Ikappi: Pemerintah Harus Beri Solusi atas Larangan Jual Beli Baju Bekas Impor



KONTAN.CO.ID - JAKARTA. Ikatan Pedagang Pasar Indonesia (Ikappi) menyoroti kebijakan pemerintah dalam melarang jual beli baju bekas impor atau thrifting. 

Ketua Dewan Pembina Wilayah (DPW) DKI Jakarta Ikappi Miftahudin mengatakan Ikappi mendukung atas kebijakan tersebut. Terlebih, isu yang digaungkan juga menyangkut isu kesehatan dan lingkungan. 

Namun demikian, ia menilai pemerintah perlu memberi solusi kongkret imbas dari kebijakan yang tengah digaungkan ini. Sebab, tidak sedikit pedagang yang menggantungkan hidup dari bisnis jual beli pakaian bekas impor. 


Baca Juga: Impor Ilegal Pakaian Bekas Dinilai Ancam Industri UMKM

"Kami bersuara karena banyak pedagang yang merasa menjadi korban dalam situasi ini," kata Miftahudin dalam keterangan, Rabu (22/3). 

Lebih jauh, Miftahudin menilai konsep bernegara di Indonesia sudah bagus. Termasuk dalam urusan perdagangan. Namun, fungsi pengawasan di lapangan masih menjadi pekerjaan rumah bagi pemerintah. 

Karena itu, dia mempertanyakan pengawasan pemerintah terhadap keberadaan ruko-ruko yang dinilai ilegal di area pasar-pasar yang sudah beroperasi sejak lama. 

Contoh saja, di Pasar Senen dan sekitarnya. Kegiatan tersebut sudah cukup lama terjadi, bukan lantaran tren ingin mendapatkan pakaian branded dengan harga murah atau sekadar untuk bergaya. 

Namun, sebagian besar masyarakat menengah ke bawah lebih ke inisiasi mengatur keuangan atas kebutuhan mendasar seperti pakaian dengan kualitas bagus tetapi harganya cocok di kantong. 

"Yang jadi pertanyaan kenapa baru sekarang (dipermasalahkan)? Sampai harus membawa pihak kepolisian untuk melakukan sidak dengan narasi penggerebekan," kata Miftahudi. 

"Jika dianggap ilegal dan ditemukan ruko-ruko didalam area Pasar Jaya di Jakarta dan sudah berlangsung lama, dimana fungsi pengawasan Disperindag DKI, fungsi PD Pasar Jaya dan fungsi instansi lainya," tambah dia. 

Baca Juga: Soal Impor Ilegal Pakaian Bekas, Menteri Teten: Ancam UMKM dan Nasib 1 Juta Naker

Miftahudin juga menyayangkan, hal ini terjadi saat menjelang bulan Ramadan. Sebab, pada bulan tersebut merupakan jatah panen dari para pedagang karena ada kenaikan permintaan dari konsumen. 

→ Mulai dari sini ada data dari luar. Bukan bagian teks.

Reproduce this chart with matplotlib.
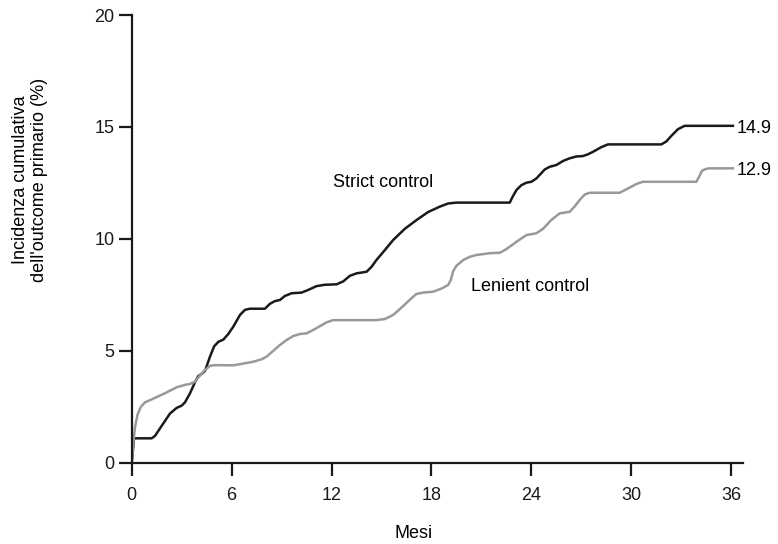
import matplotlib
matplotlib.use("Agg")
import matplotlib.pyplot as plt

plt.rcParams['font.family'] = ['Liberation Sans', 'DejaVu Sans']

# mesi / incidenza cumulativa (%)
strict_x = [0, 0.14, 1.2, 1.4, 1.9, 2.3, 2.7, 3.0, 3.2, 3.5, 3.8, 4.0, 4.2, 4.4,
            4.7, 4.95, 5.2, 5.5, 5.8, 6.1, 6.5, 6.8, 7.1, 8.0, 8.3, 8.6, 8.9, 9.2,
            9.6, 10.2, 10.6, 11.1, 11.6, 12.3, 12.7, 13.1, 13.5, 14.1, 14.4, 14.7,
            15.2, 15.7, 16.4, 17.1, 17.8, 18.5, 19.0, 19.5, 22.7, 22.85, 23.1,
            23.4, 23.7, 24.0, 24.3, 24.8, 25.1, 25.5, 25.9, 26.3, 26.7, 27.1, 27.4,
            27.7, 28.2, 28.6, 31.8, 32.1, 32.4, 32.8, 33.2, 36.1]
strict_y = [0, 1.09, 1.09, 1.2, 1.76, 2.2, 2.45, 2.55, 2.7, 3.1, 3.6, 3.87, 3.97,
            4.1, 4.74, 5.2, 5.4, 5.5, 5.75, 6.08, 6.6, 6.83, 6.88, 6.88, 7.1, 7.22,
            7.27, 7.45, 7.57, 7.6, 7.72, 7.89, 7.95, 7.97, 8.1, 8.35, 8.46, 8.53,
            8.75, 9.06, 9.5, 9.95, 10.45, 10.84, 11.2, 11.44, 11.58, 11.62, 11.62,
            11.85, 12.18, 12.4, 12.51, 12.55, 12.7, 13.1, 13.22, 13.3, 13.48, 13.6,
            13.68, 13.7, 13.78, 13.89, 14.1, 14.22, 14.22, 14.35, 14.6, 14.9,
            15.05, 15.05]

lenient_x = [0, 0.1, 0.2, 0.35, 0.55, 0.8, 1.2, 1.9, 2.7, 3.2, 3.5, 3.8, 4.1, 4.4,
             4.7, 5.0, 6.1, 7.3, 7.8, 8.1, 8.5, 8.9, 9.3, 9.7, 10.1, 10.5, 10.9,
             11.3, 11.7, 12.1, 14.7, 15.2, 15.7, 16.3, 16.8, 17.1, 17.5, 18.1,
             18.6, 19.0, 19.15, 19.3, 19.5, 19.9, 20.3, 20.7, 21.5, 22.1, 22.4,
             22.7, 23.2, 23.7, 24.3, 24.7, 25.2, 25.7, 26.3, 26.6, 26.9, 27.2,
             27.5, 29.3, 29.8, 30.3, 30.7, 33.9, 34.05, 34.25, 34.5, 34.7, 36.1]
lenient_y = [0, 0.9, 1.6, 2.15, 2.5, 2.7, 2.83, 3.07, 3.37, 3.48, 3.52, 3.62, 3.9,
             4.14, 4.33, 4.36, 4.35, 4.51, 4.62, 4.74, 5.0, 5.26, 5.48, 5.66, 5.75,
             5.78, 5.93, 6.1, 6.27, 6.37, 6.37, 6.42, 6.6, 7.0, 7.35, 7.54, 7.6,
             7.64, 7.78, 7.94, 8.15, 8.55, 8.8, 9.05, 9.2, 9.28, 9.36, 9.38, 9.5,
             9.65, 9.92, 10.17, 10.25, 10.45, 10.85, 11.14, 11.21, 11.45, 11.74,
             11.98, 12.06, 12.06, 12.25, 12.45, 12.55, 12.55, 12.75, 13.05, 13.13,
             13.15, 13.15]

x_ticks = [0, 6, 12, 18, 24, 30, 36]
y_ticks = [0, 5, 10, 15, 20]
end_labels = ["14.9", "12.9"]

fs = 13

fig = plt.figure(figsize=(7.78, 5.44), dpi=100)
ax = fig.add_axes([0.1693, 0.1494, 0.7856, 0.823])

ax.plot(strict_x, strict_y, color='#1a1a1a', lw=1.8, solid_joinstyle='round')
ax.plot(lenient_x, lenient_y, color='#999999', lw=1.8, solid_joinstyle='round')

ax.text(strict_x[-1] + 0.2, strict_y[-1] - 0.1, end_labels[0], fontsize=fs, va='center', ha='left')
ax.text(lenient_x[-1] + 0.2, lenient_y[-1] - 0.1, end_labels[1], fontsize=fs, va='center', ha='left')

ax.text(12.08, 12.5, "Strict control", fontsize=fs, va='center', ha='left')
ax.text(20.35, 7.89, "Lenient control", fontsize=fs, va='center', ha='left')

ax.set_xlim(0, 36.7)
ax.set_ylim(0, 20)
ax.set_xticks(x_ticks)
ax.set_yticks(y_ticks)

for s in ['top', 'right']:
    ax.spines[s].set_visible(False)
for s in ['left', 'bottom']:
    ax.spines[s].set_linewidth(1.6)
    ax.spines[s].set_color('#1a1a1a')
ax.spines['left'].set_bounds(0, 20)

ax.tick_params(axis='both', direction='out', length=9.5, width=1.6, color='#1a1a1a',
               labelsize=fs, labelcolor='#1a1a1a')
ax.tick_params(axis='x', pad=8)
ax.tick_params(axis='y', pad=3)

fig.text(414 / 778, 1 - 534 / 544, "Mesi", fontsize=fs, ha='center', va='center')
fig.text(30 / 778, 1 - 180 / 544, "Incidenza cumulativa\ndell'outcome primario (%)",
         fontsize=fs, rotation=90, ha='center', va='center', multialignment='center')

fig.savefig('out.png', dpi=100)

Sementara para pedagang biasanya telah mengeluarkan modal lebih besar untuk persiapan Ramadan. 

Isu impor pakaian bekas dan thrifting memang kembali muncul akhir-akhir ini. Presiden Joko Widodo atau Jokowi juga sudah menyatakan melarang bisnis baju bekas impor. Bisnis tersebut, menurut Jokowi, mengganggu industri tekstil dalam negeri.

Sementara itu, Deputi bidang Usaha Kecil dan Menengah (UKM) Kementerian Koperasi dan UKM Hanung Harimba Rachman, praktik thrifting dapat merusak industri garmen dalam negeri. 

"Memang di peraturan perdagangan kita yang Bea Cukai itu kan sebenarnya dilarang thrifting, impor barang-barang bekas itu kan dilarang," ujarnya 

Namun, menurutnya, praktik thrifting nyatanya masih didukung adanya masyarakat Indonesia yang cenderung suka membeli produk luar negeri, meski bukan barang baru. Terlebih, produk dari luar negeri tersebut dibanderol dengan harga jauh lebih murah. 

"Kita lihat, banyak tempat sampai di daerah-daerah itu penjualan baju-baju bekas ada di mana-mana. Nah, itu merusak industri garmen kita karena harga jauh lebih murah dan ada brand-nya, tapi bekas," kata Hanung.